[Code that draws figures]

▬▬▬▬▬▬

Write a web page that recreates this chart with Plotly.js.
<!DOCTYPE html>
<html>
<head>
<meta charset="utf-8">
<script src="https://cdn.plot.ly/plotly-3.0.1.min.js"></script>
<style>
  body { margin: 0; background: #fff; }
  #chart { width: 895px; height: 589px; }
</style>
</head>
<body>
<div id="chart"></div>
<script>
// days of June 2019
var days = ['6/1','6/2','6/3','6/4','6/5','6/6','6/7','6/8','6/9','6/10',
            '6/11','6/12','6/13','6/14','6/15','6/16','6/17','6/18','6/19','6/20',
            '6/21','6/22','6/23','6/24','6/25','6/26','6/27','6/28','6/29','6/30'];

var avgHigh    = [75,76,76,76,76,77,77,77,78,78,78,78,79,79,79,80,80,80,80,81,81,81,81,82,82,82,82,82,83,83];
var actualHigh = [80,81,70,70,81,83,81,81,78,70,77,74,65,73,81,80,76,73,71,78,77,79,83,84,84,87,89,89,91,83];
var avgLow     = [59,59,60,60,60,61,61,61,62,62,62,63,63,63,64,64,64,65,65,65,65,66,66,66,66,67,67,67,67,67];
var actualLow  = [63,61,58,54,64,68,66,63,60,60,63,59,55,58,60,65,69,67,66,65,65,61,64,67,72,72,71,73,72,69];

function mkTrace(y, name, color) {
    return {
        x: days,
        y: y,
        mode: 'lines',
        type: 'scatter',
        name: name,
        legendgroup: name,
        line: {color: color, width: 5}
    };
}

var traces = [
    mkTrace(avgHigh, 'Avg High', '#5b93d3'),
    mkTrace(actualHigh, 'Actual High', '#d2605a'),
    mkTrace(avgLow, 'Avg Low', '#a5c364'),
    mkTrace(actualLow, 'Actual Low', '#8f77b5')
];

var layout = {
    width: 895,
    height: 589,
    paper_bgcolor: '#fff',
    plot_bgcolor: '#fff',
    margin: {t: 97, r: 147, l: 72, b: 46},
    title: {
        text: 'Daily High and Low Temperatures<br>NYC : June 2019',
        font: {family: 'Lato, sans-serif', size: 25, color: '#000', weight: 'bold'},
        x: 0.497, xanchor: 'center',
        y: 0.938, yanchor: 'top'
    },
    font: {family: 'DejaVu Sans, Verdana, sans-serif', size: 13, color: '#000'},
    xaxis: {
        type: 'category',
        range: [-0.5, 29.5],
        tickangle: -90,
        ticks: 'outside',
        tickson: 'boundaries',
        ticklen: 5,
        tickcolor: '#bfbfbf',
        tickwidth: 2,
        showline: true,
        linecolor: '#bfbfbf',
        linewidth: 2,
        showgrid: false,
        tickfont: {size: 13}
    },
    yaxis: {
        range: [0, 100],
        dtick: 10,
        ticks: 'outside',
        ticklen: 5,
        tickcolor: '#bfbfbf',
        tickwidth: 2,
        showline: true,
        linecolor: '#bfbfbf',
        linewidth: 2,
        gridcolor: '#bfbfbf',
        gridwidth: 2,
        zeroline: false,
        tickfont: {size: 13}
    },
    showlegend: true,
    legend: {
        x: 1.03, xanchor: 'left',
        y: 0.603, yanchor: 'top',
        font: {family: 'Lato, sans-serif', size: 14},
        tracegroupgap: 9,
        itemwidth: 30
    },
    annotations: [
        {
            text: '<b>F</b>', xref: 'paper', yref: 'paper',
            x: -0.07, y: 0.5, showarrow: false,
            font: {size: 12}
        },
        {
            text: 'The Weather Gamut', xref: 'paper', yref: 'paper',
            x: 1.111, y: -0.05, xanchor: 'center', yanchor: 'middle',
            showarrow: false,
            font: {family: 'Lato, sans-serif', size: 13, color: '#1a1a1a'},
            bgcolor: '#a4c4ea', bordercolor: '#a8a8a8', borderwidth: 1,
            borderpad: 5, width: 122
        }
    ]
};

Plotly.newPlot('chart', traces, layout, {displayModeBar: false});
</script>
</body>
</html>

▬▬▬▬▬▬

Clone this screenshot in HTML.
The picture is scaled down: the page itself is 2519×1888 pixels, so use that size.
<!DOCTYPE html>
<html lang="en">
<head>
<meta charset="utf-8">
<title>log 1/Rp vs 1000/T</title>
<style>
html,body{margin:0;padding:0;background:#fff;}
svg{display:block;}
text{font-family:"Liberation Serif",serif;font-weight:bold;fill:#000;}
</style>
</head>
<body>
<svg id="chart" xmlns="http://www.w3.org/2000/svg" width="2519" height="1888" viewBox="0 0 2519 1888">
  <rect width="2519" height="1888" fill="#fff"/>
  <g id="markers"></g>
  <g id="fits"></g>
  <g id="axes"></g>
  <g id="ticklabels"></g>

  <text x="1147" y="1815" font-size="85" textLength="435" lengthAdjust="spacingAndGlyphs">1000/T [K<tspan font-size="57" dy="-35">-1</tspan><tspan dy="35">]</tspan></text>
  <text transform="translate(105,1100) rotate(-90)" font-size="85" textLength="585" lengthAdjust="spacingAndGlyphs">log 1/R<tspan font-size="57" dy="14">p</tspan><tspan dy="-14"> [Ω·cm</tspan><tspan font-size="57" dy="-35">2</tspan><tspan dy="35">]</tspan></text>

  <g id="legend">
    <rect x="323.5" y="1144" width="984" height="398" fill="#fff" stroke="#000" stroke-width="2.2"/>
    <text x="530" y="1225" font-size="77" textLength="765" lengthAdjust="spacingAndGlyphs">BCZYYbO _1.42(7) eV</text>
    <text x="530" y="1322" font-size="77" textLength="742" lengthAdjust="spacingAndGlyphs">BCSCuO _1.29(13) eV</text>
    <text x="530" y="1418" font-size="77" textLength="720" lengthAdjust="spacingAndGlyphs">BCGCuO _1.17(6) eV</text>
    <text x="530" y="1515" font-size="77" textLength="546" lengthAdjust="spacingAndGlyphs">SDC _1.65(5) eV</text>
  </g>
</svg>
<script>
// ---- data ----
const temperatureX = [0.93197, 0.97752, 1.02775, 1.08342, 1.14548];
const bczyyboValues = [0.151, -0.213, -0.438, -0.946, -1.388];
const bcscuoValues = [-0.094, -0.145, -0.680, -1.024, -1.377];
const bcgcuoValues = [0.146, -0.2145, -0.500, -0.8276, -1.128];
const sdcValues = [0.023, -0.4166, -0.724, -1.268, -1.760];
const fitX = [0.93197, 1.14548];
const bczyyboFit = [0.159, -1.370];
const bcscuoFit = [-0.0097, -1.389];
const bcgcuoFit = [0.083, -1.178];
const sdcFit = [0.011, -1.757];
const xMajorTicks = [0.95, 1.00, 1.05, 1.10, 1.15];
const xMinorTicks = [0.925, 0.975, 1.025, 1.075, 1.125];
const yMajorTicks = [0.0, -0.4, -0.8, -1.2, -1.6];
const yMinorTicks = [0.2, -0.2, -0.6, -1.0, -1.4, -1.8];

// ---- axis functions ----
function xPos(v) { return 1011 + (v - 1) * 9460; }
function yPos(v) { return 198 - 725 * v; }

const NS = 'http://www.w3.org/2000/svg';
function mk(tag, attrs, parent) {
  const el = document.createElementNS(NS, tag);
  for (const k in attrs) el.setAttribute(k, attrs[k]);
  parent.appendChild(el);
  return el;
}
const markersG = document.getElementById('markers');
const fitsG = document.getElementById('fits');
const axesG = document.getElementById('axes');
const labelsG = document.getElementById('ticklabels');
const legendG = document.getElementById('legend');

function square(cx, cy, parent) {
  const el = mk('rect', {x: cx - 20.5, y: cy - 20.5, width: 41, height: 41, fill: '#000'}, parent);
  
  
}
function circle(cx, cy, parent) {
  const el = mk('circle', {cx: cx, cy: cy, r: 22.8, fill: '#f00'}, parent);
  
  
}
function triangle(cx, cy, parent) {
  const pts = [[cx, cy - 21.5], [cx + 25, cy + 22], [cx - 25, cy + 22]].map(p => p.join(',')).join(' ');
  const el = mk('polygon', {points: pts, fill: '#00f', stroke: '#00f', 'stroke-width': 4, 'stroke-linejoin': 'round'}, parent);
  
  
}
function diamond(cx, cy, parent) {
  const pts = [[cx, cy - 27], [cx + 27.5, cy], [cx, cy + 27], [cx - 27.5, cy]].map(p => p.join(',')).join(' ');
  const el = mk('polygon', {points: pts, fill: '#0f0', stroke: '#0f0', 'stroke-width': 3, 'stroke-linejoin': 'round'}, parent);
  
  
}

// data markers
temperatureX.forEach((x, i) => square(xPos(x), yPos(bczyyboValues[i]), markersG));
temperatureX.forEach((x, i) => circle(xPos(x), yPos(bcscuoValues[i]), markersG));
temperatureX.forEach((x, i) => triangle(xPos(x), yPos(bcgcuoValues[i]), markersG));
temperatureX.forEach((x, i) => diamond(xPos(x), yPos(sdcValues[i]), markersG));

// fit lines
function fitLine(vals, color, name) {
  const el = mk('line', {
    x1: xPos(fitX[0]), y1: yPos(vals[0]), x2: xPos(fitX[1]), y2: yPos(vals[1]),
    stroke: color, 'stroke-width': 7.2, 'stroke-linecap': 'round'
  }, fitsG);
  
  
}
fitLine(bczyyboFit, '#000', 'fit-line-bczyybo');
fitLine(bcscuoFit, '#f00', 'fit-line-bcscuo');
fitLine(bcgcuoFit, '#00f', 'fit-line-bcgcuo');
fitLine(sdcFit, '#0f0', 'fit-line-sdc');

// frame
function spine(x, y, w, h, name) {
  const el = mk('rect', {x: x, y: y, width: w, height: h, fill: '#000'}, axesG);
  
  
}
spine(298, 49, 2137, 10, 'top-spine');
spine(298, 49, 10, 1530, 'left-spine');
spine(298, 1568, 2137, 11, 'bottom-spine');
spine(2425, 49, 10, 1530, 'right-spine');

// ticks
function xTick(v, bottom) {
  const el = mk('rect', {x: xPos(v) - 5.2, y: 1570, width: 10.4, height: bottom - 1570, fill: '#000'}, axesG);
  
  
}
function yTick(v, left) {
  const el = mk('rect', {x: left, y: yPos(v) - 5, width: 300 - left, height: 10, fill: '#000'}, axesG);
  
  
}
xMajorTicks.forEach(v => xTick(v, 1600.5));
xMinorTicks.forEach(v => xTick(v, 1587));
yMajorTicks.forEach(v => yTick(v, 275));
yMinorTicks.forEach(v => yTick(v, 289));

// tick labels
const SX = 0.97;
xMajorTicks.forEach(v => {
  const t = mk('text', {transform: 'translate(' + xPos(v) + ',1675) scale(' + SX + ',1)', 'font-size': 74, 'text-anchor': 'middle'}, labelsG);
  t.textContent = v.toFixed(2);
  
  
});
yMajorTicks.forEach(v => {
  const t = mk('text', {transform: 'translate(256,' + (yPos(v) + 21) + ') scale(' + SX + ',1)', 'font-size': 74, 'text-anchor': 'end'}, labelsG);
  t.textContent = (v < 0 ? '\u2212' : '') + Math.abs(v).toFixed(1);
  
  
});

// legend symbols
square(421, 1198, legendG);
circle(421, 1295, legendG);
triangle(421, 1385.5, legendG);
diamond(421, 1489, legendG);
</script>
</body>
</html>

▬▬▬▬▬▬

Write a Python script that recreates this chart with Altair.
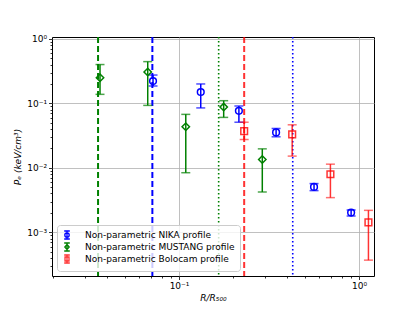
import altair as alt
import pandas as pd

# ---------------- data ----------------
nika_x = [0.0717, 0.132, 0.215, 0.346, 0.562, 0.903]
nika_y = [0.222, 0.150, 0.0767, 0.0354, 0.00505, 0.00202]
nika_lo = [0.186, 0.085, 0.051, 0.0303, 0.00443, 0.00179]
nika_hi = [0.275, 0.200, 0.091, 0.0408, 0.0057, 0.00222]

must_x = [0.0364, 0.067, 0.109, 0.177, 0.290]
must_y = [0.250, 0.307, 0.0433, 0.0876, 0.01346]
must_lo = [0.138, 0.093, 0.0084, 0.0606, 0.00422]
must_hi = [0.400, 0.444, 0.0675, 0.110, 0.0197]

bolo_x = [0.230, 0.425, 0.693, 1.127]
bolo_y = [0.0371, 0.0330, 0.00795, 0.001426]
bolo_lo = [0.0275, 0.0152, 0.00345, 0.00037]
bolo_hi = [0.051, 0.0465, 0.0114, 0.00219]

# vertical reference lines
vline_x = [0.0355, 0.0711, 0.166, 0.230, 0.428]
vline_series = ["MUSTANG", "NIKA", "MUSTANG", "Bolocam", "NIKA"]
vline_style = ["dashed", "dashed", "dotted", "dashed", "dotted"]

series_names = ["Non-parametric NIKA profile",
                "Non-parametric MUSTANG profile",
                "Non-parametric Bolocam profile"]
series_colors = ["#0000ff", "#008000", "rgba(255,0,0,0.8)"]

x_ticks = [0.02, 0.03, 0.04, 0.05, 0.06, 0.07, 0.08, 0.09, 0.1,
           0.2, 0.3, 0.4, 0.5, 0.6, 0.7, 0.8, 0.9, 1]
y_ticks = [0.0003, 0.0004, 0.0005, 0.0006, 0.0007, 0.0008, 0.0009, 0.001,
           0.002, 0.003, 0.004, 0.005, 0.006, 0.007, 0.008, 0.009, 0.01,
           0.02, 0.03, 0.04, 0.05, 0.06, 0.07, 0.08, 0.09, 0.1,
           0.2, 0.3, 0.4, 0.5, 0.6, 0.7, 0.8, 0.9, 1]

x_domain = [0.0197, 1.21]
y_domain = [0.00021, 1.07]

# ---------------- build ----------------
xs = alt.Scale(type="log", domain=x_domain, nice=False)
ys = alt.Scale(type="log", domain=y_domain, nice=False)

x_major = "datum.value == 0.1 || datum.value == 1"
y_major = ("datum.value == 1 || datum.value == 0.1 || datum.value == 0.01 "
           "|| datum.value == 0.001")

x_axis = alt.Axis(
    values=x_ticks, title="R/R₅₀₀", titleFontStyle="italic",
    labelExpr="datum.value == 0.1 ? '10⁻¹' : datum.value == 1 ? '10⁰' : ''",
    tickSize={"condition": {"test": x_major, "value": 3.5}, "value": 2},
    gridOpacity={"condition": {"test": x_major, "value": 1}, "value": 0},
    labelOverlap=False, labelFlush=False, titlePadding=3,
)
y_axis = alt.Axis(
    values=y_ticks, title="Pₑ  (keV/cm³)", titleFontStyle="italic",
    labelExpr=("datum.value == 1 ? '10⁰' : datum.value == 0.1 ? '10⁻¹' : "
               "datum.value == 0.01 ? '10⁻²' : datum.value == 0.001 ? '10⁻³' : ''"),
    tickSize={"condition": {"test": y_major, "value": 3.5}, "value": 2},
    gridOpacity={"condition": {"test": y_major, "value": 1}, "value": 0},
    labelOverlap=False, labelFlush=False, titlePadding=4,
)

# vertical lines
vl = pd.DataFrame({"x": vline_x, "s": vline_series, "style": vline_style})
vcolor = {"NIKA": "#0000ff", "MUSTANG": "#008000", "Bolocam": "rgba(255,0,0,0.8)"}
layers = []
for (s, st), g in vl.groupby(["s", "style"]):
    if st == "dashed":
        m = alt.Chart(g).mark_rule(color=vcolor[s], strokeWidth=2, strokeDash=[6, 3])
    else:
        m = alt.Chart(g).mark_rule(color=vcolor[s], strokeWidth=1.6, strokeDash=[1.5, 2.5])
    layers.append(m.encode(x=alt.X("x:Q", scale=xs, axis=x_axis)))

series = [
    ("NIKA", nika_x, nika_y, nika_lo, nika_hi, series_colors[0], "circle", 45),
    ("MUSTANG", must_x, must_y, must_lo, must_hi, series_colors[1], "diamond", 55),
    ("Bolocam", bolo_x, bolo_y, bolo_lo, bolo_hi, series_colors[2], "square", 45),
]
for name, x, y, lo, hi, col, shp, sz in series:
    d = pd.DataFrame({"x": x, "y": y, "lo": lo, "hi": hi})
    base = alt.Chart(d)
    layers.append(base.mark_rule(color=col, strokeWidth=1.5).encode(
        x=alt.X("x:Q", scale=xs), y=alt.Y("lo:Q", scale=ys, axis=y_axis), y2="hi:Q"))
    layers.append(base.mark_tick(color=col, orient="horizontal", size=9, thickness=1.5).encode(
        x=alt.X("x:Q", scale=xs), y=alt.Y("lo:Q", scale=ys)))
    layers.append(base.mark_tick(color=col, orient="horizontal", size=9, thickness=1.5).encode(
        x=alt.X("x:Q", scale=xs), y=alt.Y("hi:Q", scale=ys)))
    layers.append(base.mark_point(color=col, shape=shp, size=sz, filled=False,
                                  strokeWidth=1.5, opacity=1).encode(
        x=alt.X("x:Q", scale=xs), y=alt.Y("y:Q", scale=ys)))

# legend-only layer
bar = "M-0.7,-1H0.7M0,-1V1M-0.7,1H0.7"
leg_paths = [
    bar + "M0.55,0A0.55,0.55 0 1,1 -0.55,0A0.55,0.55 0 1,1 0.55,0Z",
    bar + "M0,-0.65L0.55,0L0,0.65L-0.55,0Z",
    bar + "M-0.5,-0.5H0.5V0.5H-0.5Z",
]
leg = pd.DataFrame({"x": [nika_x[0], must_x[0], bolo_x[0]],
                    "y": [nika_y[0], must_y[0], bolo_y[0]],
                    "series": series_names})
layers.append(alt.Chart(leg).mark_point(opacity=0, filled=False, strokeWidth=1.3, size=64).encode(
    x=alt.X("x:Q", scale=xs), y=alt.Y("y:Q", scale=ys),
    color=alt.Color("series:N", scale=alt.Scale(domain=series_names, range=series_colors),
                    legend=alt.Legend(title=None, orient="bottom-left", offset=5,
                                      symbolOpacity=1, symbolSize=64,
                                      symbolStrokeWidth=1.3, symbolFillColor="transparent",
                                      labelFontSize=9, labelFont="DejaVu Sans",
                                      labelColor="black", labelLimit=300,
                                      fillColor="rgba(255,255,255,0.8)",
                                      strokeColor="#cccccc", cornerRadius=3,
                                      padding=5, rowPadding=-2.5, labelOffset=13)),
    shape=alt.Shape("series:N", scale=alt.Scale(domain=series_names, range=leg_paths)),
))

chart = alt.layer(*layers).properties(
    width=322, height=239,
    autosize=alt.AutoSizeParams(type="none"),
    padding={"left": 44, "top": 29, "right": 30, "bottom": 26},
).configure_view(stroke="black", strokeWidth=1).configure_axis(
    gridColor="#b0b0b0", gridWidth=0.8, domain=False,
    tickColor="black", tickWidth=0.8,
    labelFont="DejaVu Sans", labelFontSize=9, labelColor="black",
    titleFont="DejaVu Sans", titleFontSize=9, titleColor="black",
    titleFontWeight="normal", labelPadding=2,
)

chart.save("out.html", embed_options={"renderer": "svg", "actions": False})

▬▬▬▬▬▬

* REQUIREMENT *
Reproduce exactly the run of lines beginning with the one that contains "Write a Python" and ending with the one that contains "must_hi = [0.400, 0.444, 0.0675, 0.110, 0.0197]". Do not include pictures.

* WRITTEN RESPONSE *
Write a Python script that recreates this chart with Altair.
import altair as alt
import pandas as pd

# ---------------- data ----------------
nika_x = [0.0717, 0.132, 0.215, 0.346, 0.562, 0.903]
nika_y = [0.222, 0.150, 0.0767, 0.0354, 0.00505, 0.00202]
nika_lo = [0.186, 0.085, 0.051, 0.0303, 0.00443, 0.00179]
nika_hi = [0.275, 0.200, 0.091, 0.0408, 0.0057, 0.00222]

must_x = [0.0364, 0.067, 0.109, 0.177, 0.290]
must_y = [0.250, 0.307, 0.0433, 0.0876, 0.01346]
must_lo = [0.138, 0.093, 0.0084, 0.0606, 0.00422]
must_hi = [0.400, 0.444, 0.0675, 0.110, 0.0197]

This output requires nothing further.